* **Given data**:
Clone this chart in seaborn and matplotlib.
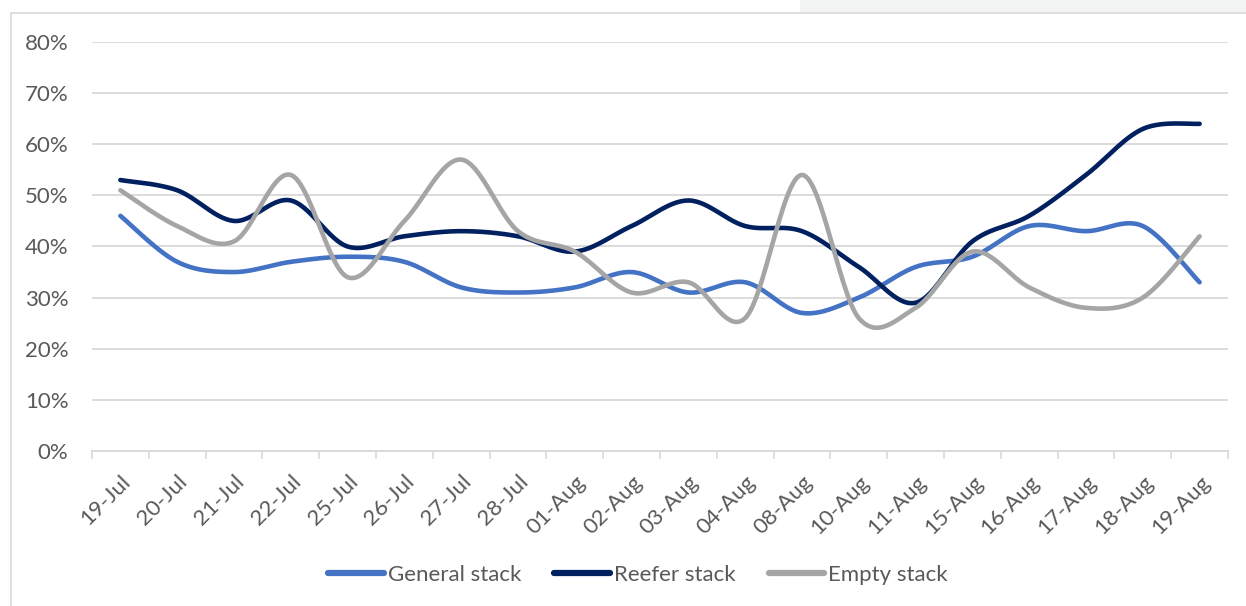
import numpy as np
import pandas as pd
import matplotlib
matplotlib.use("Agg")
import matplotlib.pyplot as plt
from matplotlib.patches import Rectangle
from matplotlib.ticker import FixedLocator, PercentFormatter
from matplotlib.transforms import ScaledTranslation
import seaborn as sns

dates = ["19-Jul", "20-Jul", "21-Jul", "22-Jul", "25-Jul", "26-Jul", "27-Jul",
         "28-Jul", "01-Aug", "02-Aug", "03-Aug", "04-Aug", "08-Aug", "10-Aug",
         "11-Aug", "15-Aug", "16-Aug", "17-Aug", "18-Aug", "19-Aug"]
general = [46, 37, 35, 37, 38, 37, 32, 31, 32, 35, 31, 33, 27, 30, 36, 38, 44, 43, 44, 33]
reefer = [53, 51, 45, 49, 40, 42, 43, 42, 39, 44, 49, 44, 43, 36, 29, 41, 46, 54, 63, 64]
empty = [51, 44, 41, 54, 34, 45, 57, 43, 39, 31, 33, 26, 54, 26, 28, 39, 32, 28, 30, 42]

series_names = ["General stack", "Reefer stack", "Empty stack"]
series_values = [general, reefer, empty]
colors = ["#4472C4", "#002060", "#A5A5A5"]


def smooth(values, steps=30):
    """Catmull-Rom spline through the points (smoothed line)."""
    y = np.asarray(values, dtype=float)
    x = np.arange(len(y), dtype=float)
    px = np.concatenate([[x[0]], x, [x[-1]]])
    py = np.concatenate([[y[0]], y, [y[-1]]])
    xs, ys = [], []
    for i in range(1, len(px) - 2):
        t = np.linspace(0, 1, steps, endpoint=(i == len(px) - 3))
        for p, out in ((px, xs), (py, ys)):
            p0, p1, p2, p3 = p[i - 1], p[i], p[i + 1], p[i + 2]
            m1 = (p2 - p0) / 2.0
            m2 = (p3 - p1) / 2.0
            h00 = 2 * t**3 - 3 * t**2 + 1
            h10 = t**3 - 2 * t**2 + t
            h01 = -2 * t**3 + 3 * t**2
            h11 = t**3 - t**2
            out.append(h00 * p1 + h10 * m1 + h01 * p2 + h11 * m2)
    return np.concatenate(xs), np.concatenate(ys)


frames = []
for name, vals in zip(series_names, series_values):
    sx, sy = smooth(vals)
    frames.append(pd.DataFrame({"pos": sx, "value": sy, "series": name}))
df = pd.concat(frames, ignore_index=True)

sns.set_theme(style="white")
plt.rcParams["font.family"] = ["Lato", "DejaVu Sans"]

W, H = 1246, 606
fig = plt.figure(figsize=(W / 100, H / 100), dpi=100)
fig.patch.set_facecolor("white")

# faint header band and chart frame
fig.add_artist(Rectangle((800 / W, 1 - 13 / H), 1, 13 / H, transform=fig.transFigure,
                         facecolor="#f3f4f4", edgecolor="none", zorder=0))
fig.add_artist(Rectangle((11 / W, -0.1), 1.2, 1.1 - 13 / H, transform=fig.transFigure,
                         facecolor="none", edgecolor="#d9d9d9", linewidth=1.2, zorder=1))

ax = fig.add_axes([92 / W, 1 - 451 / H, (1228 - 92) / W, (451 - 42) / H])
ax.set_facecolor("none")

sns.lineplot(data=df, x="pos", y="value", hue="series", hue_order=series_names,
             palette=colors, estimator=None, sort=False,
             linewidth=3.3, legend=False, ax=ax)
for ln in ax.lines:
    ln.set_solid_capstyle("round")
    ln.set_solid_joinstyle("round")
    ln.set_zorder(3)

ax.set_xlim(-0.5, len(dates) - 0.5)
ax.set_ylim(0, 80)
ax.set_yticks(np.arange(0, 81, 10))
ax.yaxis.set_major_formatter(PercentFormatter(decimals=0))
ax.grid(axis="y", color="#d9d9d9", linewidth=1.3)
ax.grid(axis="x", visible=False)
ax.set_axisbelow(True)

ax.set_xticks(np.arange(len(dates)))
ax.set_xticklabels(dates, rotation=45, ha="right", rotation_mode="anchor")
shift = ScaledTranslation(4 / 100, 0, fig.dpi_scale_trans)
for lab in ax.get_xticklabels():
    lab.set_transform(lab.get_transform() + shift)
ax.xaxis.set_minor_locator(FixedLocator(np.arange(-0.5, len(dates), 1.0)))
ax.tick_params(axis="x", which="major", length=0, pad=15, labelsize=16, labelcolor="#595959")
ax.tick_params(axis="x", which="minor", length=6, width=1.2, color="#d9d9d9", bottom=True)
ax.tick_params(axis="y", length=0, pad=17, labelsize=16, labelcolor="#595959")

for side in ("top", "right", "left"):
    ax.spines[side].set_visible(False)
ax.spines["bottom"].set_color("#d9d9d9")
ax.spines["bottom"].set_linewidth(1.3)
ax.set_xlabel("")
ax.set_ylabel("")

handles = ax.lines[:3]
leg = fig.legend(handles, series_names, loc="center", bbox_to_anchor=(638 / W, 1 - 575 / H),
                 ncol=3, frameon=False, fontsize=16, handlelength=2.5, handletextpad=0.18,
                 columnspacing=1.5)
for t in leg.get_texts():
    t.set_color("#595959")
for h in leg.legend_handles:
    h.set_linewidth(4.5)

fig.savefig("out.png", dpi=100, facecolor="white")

* **Problem requirements**: Search the data for "chart". Copy every line that has it.

* **Finished exercise**:
Clone this chart in seaborn and matplotlib.
# faint header band and chart frame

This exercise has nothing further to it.